Monday, March 08, 2004

lying, cheating fink

relationship gods have a way of playing tricks on you.

the months that you're single and looking and quite desperate, if i may say so myself, to find someone to settle down with, you're given nothing. it's a virtual man-drought. no crv guys, no pilots, no phone calls from friends asking you whether or not you're "still in a relationship". nothing. nada. zilch. kaput.

months later, someone comes along. you date, you hem and haw about commitment. you think and rethink your options. you wait a while, thinking, maybe someone might come along, like someone you dated for a while but turned cold on you or like your biggest crush. at the right time you say the crucial three words and keep your fingers crossed that he's the one. you spend an unreasonable amount of money sending sweet nothings and making marathon phone calls so that you'd keep in touch. you walk around with that dreamy look in your eyes. once in a while, when the going gets touch, you call a good friend and vent. you pray and hope and wish that in spite of all the obstacles and the difficulties that you've realized comes with being this particular person's girlfriend, you can work it out.

but then you're human. and immature. and stupid.

and you find yourself hanging out with the pilot.

on a saturday night.

in your favorite jeans. and favorite top. and sexy stilettos.

and you realized you've primped in front of the mirror more than usual.

you deny it's a date, well, just cause neither one of you said it was that. it just so happened that both of you had free time on your hands.

forget the fact that he crosses your mind every single time you read an airline case. forget the fact that you spent an hour of your friday night chatting with him on the phone. forget the fact that although you were starting to develop a fever saturday lunch you chose overmedication with biogesic than to cancel dinner plans. forget the fact that after you spent time together the both of you still spent five hours chatting on the phone.

he's just a friend, you tell yourself.

now you know that his favorite dessert is sans rival. his favorite color is blue and he wears eternity. he brings yakisoba on trips to the middle east and he can cook spam ten million different ways. he wants to transfer airlines, preferably singapore airlines. he unwraps chocnut and keeps them in a tupperware beside his bed. he'd want nothing more than hello panda strawberry and flat tops sent to him on a regular basis if and when he relocates. he loves crispy pata.

and he likes you.

and you like him back.

and he'll miss you, so much so that he dropped by last night.

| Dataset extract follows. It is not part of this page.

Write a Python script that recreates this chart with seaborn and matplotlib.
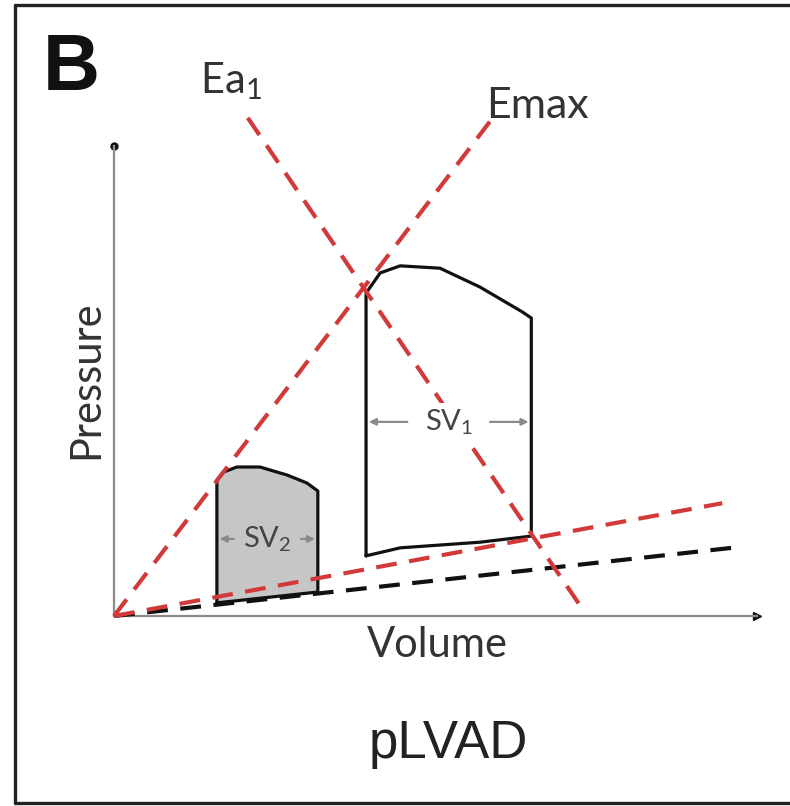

and he called again when he got home.

once more you fell for the singsong tone he uses when chatting with you. you found it cute when he remembered about the bag you wanted from bangkok and asked you if you wanted him to find it for you. you fell for the fact that he asked what your favorite color was and that you both have a thing for school supplies.

thank god for the three weeks that he'll be gone. he promised he'd write letters, send them to his house and have the maid deliver them to your house, but then you doubt he'd do that. he promised to send SMS while he's away, but then you doubt that too.

either that or you're trying to convince yourself that it was just a crazy weekend. you were lonely. you hated the fact that your boyfriend couldn't understand why you were depressed over the untimely death of your best friend and didn't make time to go with you to see him one last time. you felt frustrated over his repeated comments on the way you dressed, walked, drove, and every single thing about your life.

still, for 48 or so hours, you were a lying, cheating fink.

and that stinks.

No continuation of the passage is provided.